Steven Isaac publishes chapter: “Medieval Terrorism”

Professor Steven Isaac has contributed a chapter, “Medieval Terrorism: the Seeds of Later Developments,” to a volume that has just appeared, The Routledge History of Terrorism, edited by Randall Law.  The promotional blurb from the publisher claims:

“Though the history of terrorism stretches back to the ancient world, today it is often understood as a recent RoutledgeTerrorismdevelopment. Comprehensive enough to serve as a survey for students or newcomers to the field, yet with enough depth to engage the specialist, The Routledge History of Terrorism is the first single-volume authoritative reference text to place terrorism firmly into its historical context.”

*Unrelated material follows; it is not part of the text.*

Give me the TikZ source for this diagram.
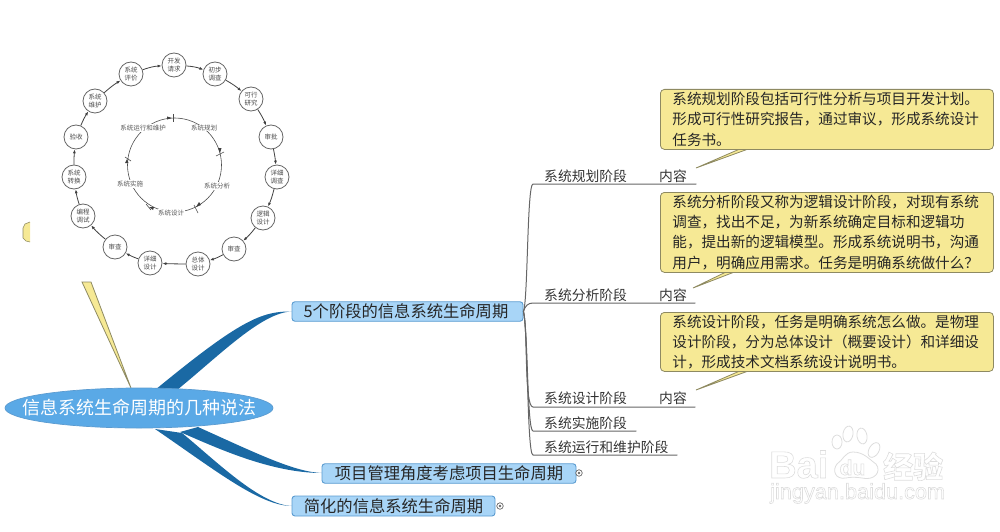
\documentclass[tikz,border=0pt]{standalone}
\usepackage{fontspec}
\setmainfont{Noto Sans CJK SC}
\newfontfamily\latinw{Liberation Sans}
\usetikzlibrary{shapes.geometric,arrows.meta}
\definecolor{branch}{HTML}{1A69A4}
\definecolor{rootfill}{HTML}{5AA9E6}
\definecolor{boxfill}{HTML}{A8D5F7}
\definecolor{boxline}{HTML}{5A9BD0}
\definecolor{noteF}{HTML}{F6E995}
\definecolor{noteL}{HTML}{8E8A62}
\definecolor{wm}{HTML}{DDDDDD}
\newcommand{\hollow}[1]{\special{pdf:code 1 Tr 0.6 w}#1\special{pdf:code 0 Tr}}
\tikzset{
  stage/.style={circle,draw=black!60,fill=white,line width=.8pt,minimum size=24pt,inner sep=0pt,font=\fontsize{6.5}{8}\selectfont,text=black!70,align=center},
  inlabel/.style={fill=white,inner sep=.5pt,font=\fontsize{6.5}{8}\selectfont,text=black!65},
  ring/.style={draw=black!75,line width=.8pt,-{Latex[length=4pt,width=3pt]}},
  topic/.style={draw=boxline,fill=boxfill,rounded corners=3pt,line width=.9pt,inner sep=0pt,font=\fontsize{16.3}{18}\selectfont,text=black!85},
  rootnode/.style={ellipse,draw=boxline,fill=rootfill,line width=.7pt,inner xsep=-60pt,inner ysep=-8pt,minimum width=268pt,minimum height=40pt,font=\fontsize{18}{20}\selectfont,text=white},
  note/.style={draw=noteL,fill=noteF,rounded corners=4pt,line width=.8pt,inner sep=0pt,text width=309pt,inner xsep=12pt,font=\fontsize{14.6}{20.2}\selectfont,text=black!85,align=left,anchor=north west},
  tail/.style={draw=noteL,fill=noteF,line width=.8pt},
  sub/.style={inner sep=0pt,font=\fontsize{13.8}{15}\selectfont,text=black!80},
  rule/.style={draw=black!60,line width=1pt,line cap=round},
  folder/.style={circle,draw=black!60,fill=white,line width=.7pt,minimum size=6.5pt,inner sep=0pt,path picture={\fill[black!60] (path picture bounding box.center) circle (1.3pt);}},
  wmtxt/.style={inner sep=0pt,text=wm},
  wmline/.style={draw=wm,line width=.8pt,fill=white},
}
\begin{document}
\begin{tikzpicture}[x=1pt,y=-1pt]
\useasboundingbox (0,0) rectangle (1000,532);
% hidden yellow callout and its spike
\fill[noteF] (30,222) -- (25,224) -- (23,228) -- (23,238) -- (26,241) -- (30,242) -- cycle;
\draw[noteL,line width=.6pt] (30,222) -- (25,224) -- (23,228) -- (23,238) -- (26,241) -- (30,242);
\path[tail] (82,282) -- (91,282) -- (131,388) -- cycle;
% main branches
\fill[branch] (155,390) -- (177,390) .. controls (220,355) and (262,312) .. (292,311.5) .. controls (262,311) and (240,320) .. cycle;
\fill[branch] (198,427) -- (180,432) .. controls (215,447) and (270,473) .. (322,473) .. controls (295,472) and (260,455) .. cycle;
\fill[branch] (155,429) -- (182,433) .. controls (215,460) and (260,505) .. (292,506) .. controls (260,506) and (215,470) .. cycle;
% root and topics
\node[rootnode] (root) at (139,408) {信息系统生命周期的几种说法};
\node[topic,minimum width=231pt,minimum height=19.5pt] (t1) at (407.5,311.5) {\hspace*{-3pt}5个阶段的信息系统生命周期};
\node[topic,minimum width=254pt,minimum height=19.5pt] (t2) at (449,473.5) {项目管理角度考虑项目生命周期};
\node[topic,minimum width=203pt,minimum height=20pt] (t3) at (393.5,506) {简化的信息系统生命周期};
\node[folder] (f2) at (579,473) {};
\node[folder] (f3) at (500,506) {};
% tree
\coordinate (o) at (t1.east);
\coordinate (s1) at (533,184); \coordinate (e1) at (696,184);
\coordinate (s2) at (533,303); \coordinate (e2) at (695,303);
\coordinate (s3) at (533,407); \coordinate (e3) at (695,407);
\coordinate (s4) at (533,431); \coordinate (e4) at (636,431);
\coordinate (s5) at (533,455); \coordinate (e5) at (677,455);
\draw[rule] (o) .. controls (528,300) and (527,184) .. (s1) -- (e1);
\draw[rule] (o) .. controls (525,306) and (528,303) .. (s2) -- (e2);
\draw[rule] (o) .. controls (528,330) and (524,407) .. (s3) -- (e3);
\draw[rule] (o) .. controls (528,330) and (527,431) .. (s4) -- (e4);
\draw[rule] (o) .. controls (528,330) and (527,455) .. (s5) -- (e5);
\node[sub,anchor=base west] (a1) at (544,181) {系统规划阶段};
\node[sub,anchor=base west] (a2) at (544,300) {系统分析阶段};
\node[sub,anchor=base west] (a3) at (544,403.5) {系统设计阶段};
\node[sub,anchor=base west] (a4) at (544,428) {系统实施阶段};
\node[sub,anchor=base west] (a5) at (544,452) {系统运行和维护阶段};
\node[sub,anchor=base west] (c1) at (659,181) {内容};
\node[sub,anchor=base west] (c2) at (659,300) {内容};
\node[sub,anchor=base west] (c3) at (659,403.5) {内容};
% notes
\path[tail] (742,148) -- (751,148) -- (696,168) -- cycle;
\path[tail] (728,271) -- (737,271) -- (693,288) -- cycle;
\path[tail] (742,370) -- (751,370) -- (696,390) -- cycle;
\node[note,minimum height=60pt] (n1) at (660,89) {系统规划阶段包括可行性分析与项目开发计划。\\形成可行性研究报告，通过审议，形成系统设计\\任务书。};
\node[note,minimum height=80pt] (n2) at (660,192) {系统分析阶段又称为逻辑设计阶段，对现有系统\\调查，找出不足，为新系统确定目标和逻辑功\\能，提出新的逻辑模型。形成系统说明书，沟通\\用户，明确应用需求。任务是明确系统做什么？};
\node[note,minimum height=59pt] (n3) at (660,312) {系统设计阶段，任务是明确系统怎么做。是物理\\设计阶段，分为总体设计（概要设计）和详细设\\计，形成技术文档系统设计说明书。};
% lifecycle picture
\node[stage] (r1) at (174,65) {开发\\请求};
\node[stage] (r2) at (215,74) {初步\\调查};
\node[stage] (r3) at (251,99) {可行\\研究};
\node[stage] (r4) at (271,137) {审批};
\node[stage] (r5) at (277,177) {详细\\调查};
\node[stage] (r6) at (263,218) {逻辑\\设计};
\node[stage] (r7) at (234,249) {审查};
\node[stage] (r8) at (198,264) {总体\\设计};
\node[stage] (r9) at (150,263) {详细\\设计};
\node[stage] (r10) at (115,247) {审查};
\node[stage] (r11) at (83,216) {编程\\调试};
\node[stage] (r12) at (74,177) {系统\\转换};
\node[stage] (r13) at (76,137) {验收};
\node[stage] (r14) at (95,101) {系统\\维护};
\node[stage] (r15) at (131,74) {系统\\评价};
\foreach \a/\b/\c in {r1/r2/8,r2/r3/5,r3/r4/5,r4/r5/3,r5/r6/5,r6/r7/5,r7/r8/5,r8/r9/1,r9/r10/5,r10/r11/5,r11/r12/5,r12/r13/3,r13/r14/5,r14/r15/5,r15/r1/8}
  \draw[ring] (\a) to[bend left=\c] (\b);
% inner cycle
\draw[black!70,line width=.6pt] (174.5,165) circle (47);
\draw[black!70,line width=.6pt] (173,114) -- (173,122);
\draw[black!70,line width=.6pt] (216,156) -- (224,152);
\draw[black!70,line width=.6pt] (194,205) -- (198,213);
\draw[black!70,line width=.6pt] (146,204) -- (151,210);
\draw[black!70,line width=.6pt] (125,157) -- (131,161);
\fill[black!75] (172,118) -- (167,116.5) -- (167,119.5) -- cycle;
\fill[black!75] (220,153) -- (218,148) -- (221.5,148) -- cycle;
\fill[black!75] (196,207) -- (201,205) -- (199,202) -- cycle;
\fill[black!75] (149,207) -- (153,210) -- (154,207) -- cycle;
\fill[black!75] (127,159) -- (125,163) -- (128.5,163) -- cycle;
\node[inlabel] (i1) at (204,128) {系统规划};
\node[inlabel] (i2) at (217,186) {系统分析};
\node[inlabel] (i3) at (171,213) {系统设计};
\node[inlabel] (i4) at (130,184) {系统实施};
\node[inlabel] (i5) at (143,128) {系统运行和维护};
% watermark
\node[wmtxt,anchor=base west,font=\latinw\bfseries\fontsize{38}{38}\selectfont] (w1) at (769,478) {\hollow{Bai}};
\draw[wmline] (837,442) ellipse (5 and 7);
\draw[wmline,rotate around={-10:(848,434)}] (848,434) ellipse (5 and 8);
\draw[wmline,rotate around={10:(862,436)}] (862,436) ellipse (5 and 8);
\draw[wmline,rotate around={-30:(874,450)}] (874,450) ellipse (5 and 8);
\draw[wmline] (853,452) .. controls (845,452) and (843,460) .. (837,464) .. controls (832,470) and (835,480) .. (846,478) .. controls (850,477) and (856,477) .. (862,478) .. controls (874,481) and (882,472) .. (876,464) .. controls (870,460) and (864,452) .. cycle;
\node[wmtxt,anchor=base,font=\latinw\bfseries\fontsize{21}{21}\selectfont] (w2) at (852.5,475) {\hollow{du}};
\node[wmtxt,anchor=base west,font=\bfseries\fontsize{30}{30}\selectfont] (w3) at (883,478) {\hollow{经验}};
\node[wmtxt,anchor=base west,font=\latinw\fontsize{21.7}{22}\selectfont] (w4) at (770,499) {\hollow{jingyan.baidu.com}};
\end{tikzpicture}
\end{document}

Isaac’s contribution surveys nearly the entirety of the Middle Ages, and the many instances of terrifying violence that did occur then.  At the same time, he takes a contrary point of view to his own assignment, arguing that terrorism (as the term is usually understood in contemporary parlance) was remarkably little in evidence.  Nonetheless, later paradigms were in the process of developing, not least of them being concepts of legitimate and illicit violence, including the idea of innocent victims.  Some medieval violence fits modern terrorism’s definition of being a “performative act,” meant to shock spectators, but in the absence of mass media, one has to reconsider the limits of drawing analogies between medieval violence and modern successors.  In the end, the chapter asks (admittedly without answering clearly):  when do war’s cruelties become outright atrocities?